My model looks something like:
def TxRecord(db.Model):
expense_type = db.StringProperty()
amount = db.IntegerProperty()
def ExpenseType(db.Model):
name = db.StringProperty()
total = db.IntegerProperty()
My datastore contains 100K instances of TxRecord
and I'd like to summarise these by expense_type
.
In sql it would be something like:
select expense_type as name, sum(amount) as total
from TxRecord
group by expense_type
What I'm currently doing is using the Python MapReduce framework to iterate over all of the TxRecords
using the following mapper:
def generate_expense_type(rec):
expense_type = type.get_or_insert(name, name = rec.expense_type)
expense_type.total += rec.amount
yield op.db.Put(expense_type)
This seems to work, but I feel I have to run it using a shard_count
of 1 in order to ensure that the total isn't over written with concurrent writes.
Is there a strategy that I can use to over come this issue using AppEngine or is that it?
Upvotes: 2
Views: 317
Reputation: 101149
Using mapreduce is the right approach. Counters, as David suggests, are one option, but they're not reliable (they use memcache), and they're not designed for massive numbers of counters to be kept in parallel.
Your current mapreduce has a couple of issues: First, get_or_insert
executes a datastore transaction every time it's called. Second, you then update the amount outside the transaction and asynchronously store it a second time, generating the concurrency issue you were concerned about.

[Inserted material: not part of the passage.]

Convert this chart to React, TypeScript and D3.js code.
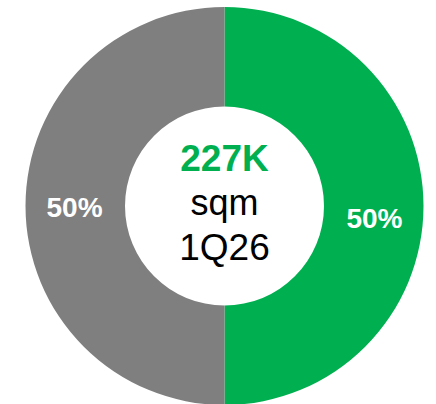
import React from "react";
import * as d3 from "d3";

const categories = ["Green", "Other"];
const values = [50, 50];
const labels = ["50%", "50%"];
const colors = ["#00B050", "#7F7F7F"];
const labelDy = [12, 1];
const centerLines = ["227K", "sqm", "1Q26"];

const W = 436;
const H = 404;
const cx = 224.5;
const cy = 206;
const outerR = 199;
const innerR = 99.5;

export default function App() {
  const pie = d3.pie<number>().sort(null).value((d) => d);
  const arcs = pie(values);
  const arc = d3.arc<d3.PieArcDatum<number>>().innerRadius(innerR).outerRadius(outerR);
  const labelArc = d3.arc<d3.PieArcDatum<number>>().innerRadius(150).outerRadius(150);
  return (
    <svg width={W} height={H} style={{ position: "absolute", left: 0, top: 0 }} fontFamily="'Liberation Sans', Arial, sans-serif">
      <g transform={`translate(${cx},${cy})`}>
        {arcs.map((a, i) => (
          <path key={categories[i]} d={arc(a) || ""} fill={colors[i]} />
        ))}
        {arcs.map((a, i) => {
          const [x, y] = labelArc.centroid(a);
          return (
            <text key={"l" + i} x={x} y={y + labelDy[i]} dy="0.35em" textAnchor="middle" fill="#fff" fontWeight="bold" fontSize={28}>
              {labels[i]}
            </text>
          );
        })}
        <text x={0} y={-35} textAnchor="middle" fill="#00B050" fontWeight="bold" fontSize={37}>{centerLines[0]}</text>
        <text x={0} y={9} textAnchor="middle" fill="#000" fontSize={36}>{centerLines[1]}</text>
        <text x={0} y={54} textAnchor="middle" fill="#000" fontSize={37}>{centerLines[2]}</text>
      </g>
    </svg>
  );
}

At least until reduce is fully supported, your best option is to do the whole update in the mapper in a transaction, like this:
def generate_expense_type(rec):
def _tx():
expense_type = type.get(name)
if not expense_type:
expense_type = type(key_name=name)
expense_type.total += rec.amount
expense_type.put()
db.run_in_transaction(expense_type)
Upvotes: 3
Reputation: 8292
MapReduce is great for offline processing of data, and I like David's solution for handling the counters (+1 upvote).
I just wanted to mention another option: process the data as it comes in. Check out Brett Slatkin's High Throughput Data Pipelines on App Engine talk from IO 2010.
I've implemented the technique in a simple framework (slagg), you might find my example of grouping with date rollup useful.
Upvotes: 3
Reputation: 16243
Using the MapReduce framework is a good idea. You could use more than one shard if you utilize the counters provided by the MapReduce framework. So instead of modifying the datastore each time, you could do something like this:
yield op.counters.Increment("total_<expense_type_name>", rec.amount)
After the MapReduce finishes (hopefully much more quickly than when you were using just one shard), then you can copy the finalized counters into your datastore entity.
Upvotes: 3